--- start ---

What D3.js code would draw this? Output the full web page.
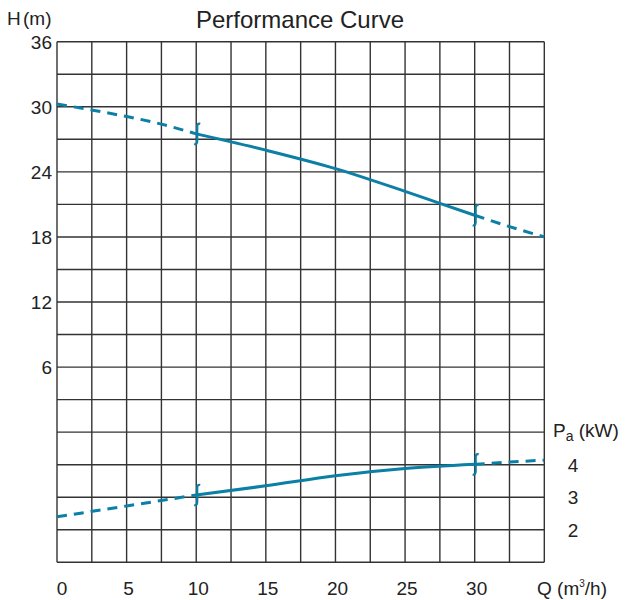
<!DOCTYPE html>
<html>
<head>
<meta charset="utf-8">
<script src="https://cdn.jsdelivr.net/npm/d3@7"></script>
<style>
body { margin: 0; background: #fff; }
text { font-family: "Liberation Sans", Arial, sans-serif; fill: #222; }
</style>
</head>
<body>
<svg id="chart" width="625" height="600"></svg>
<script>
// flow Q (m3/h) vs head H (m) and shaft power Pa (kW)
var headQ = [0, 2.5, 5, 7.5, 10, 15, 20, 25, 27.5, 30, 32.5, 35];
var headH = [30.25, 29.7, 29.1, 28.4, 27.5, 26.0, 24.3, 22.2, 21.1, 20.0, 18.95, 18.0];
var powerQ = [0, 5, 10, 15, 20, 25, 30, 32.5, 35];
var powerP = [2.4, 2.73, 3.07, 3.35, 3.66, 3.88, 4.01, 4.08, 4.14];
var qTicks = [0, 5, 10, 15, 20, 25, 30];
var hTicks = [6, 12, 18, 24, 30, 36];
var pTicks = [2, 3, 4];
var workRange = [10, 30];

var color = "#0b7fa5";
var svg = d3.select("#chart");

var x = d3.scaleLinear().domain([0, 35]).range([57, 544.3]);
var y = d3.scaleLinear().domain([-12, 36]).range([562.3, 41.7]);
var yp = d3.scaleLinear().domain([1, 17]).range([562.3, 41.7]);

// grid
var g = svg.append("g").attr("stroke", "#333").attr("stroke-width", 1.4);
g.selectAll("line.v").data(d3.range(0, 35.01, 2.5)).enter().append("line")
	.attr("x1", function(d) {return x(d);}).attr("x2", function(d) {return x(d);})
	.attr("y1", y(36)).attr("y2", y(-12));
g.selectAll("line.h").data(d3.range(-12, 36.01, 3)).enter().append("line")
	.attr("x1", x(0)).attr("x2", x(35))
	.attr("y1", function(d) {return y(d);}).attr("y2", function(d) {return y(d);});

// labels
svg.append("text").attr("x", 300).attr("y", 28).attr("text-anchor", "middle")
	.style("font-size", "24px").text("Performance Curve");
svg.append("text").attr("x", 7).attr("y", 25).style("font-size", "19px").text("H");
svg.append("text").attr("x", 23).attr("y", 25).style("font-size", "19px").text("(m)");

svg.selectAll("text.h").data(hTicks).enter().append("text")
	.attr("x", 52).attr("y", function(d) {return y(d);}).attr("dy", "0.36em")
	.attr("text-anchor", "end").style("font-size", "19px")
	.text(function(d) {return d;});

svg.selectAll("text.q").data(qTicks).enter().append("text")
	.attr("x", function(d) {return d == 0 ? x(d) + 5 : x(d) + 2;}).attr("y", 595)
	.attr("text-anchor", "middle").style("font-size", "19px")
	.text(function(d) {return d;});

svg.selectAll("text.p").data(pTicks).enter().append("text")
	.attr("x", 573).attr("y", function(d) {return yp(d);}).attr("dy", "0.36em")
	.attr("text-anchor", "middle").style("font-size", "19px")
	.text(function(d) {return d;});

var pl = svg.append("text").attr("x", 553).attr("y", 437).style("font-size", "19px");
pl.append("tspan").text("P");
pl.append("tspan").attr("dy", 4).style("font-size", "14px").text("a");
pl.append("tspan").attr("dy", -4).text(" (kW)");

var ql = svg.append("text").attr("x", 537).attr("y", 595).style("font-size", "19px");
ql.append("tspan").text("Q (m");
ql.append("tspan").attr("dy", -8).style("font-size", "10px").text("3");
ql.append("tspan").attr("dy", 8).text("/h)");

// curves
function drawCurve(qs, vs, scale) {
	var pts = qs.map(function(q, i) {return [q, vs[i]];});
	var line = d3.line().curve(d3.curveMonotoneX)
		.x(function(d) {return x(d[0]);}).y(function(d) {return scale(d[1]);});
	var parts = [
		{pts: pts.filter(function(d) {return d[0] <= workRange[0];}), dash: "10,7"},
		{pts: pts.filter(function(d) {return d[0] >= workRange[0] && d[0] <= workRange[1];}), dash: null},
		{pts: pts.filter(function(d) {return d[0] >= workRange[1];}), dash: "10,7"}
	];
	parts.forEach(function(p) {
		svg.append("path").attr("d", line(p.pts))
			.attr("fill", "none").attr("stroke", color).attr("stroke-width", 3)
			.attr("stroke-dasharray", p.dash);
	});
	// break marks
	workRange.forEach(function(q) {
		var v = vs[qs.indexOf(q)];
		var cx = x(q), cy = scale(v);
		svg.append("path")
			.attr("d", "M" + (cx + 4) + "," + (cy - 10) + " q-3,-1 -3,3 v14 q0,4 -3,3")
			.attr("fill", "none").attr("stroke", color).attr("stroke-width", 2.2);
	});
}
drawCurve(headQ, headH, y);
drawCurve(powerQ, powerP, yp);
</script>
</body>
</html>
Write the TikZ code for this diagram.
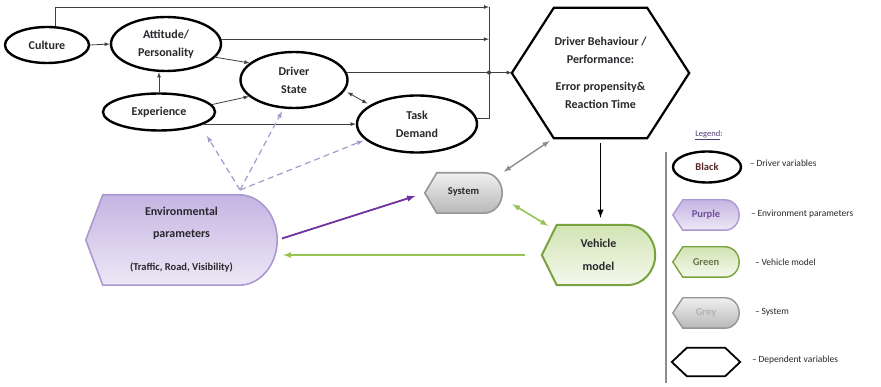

--- end ---

Scan the data for the word "code" and copy every line where it shows up.

[FINISHED TASK]
What D3.js code would draw this? Output the full web page.
Write the TikZ code for this diagram.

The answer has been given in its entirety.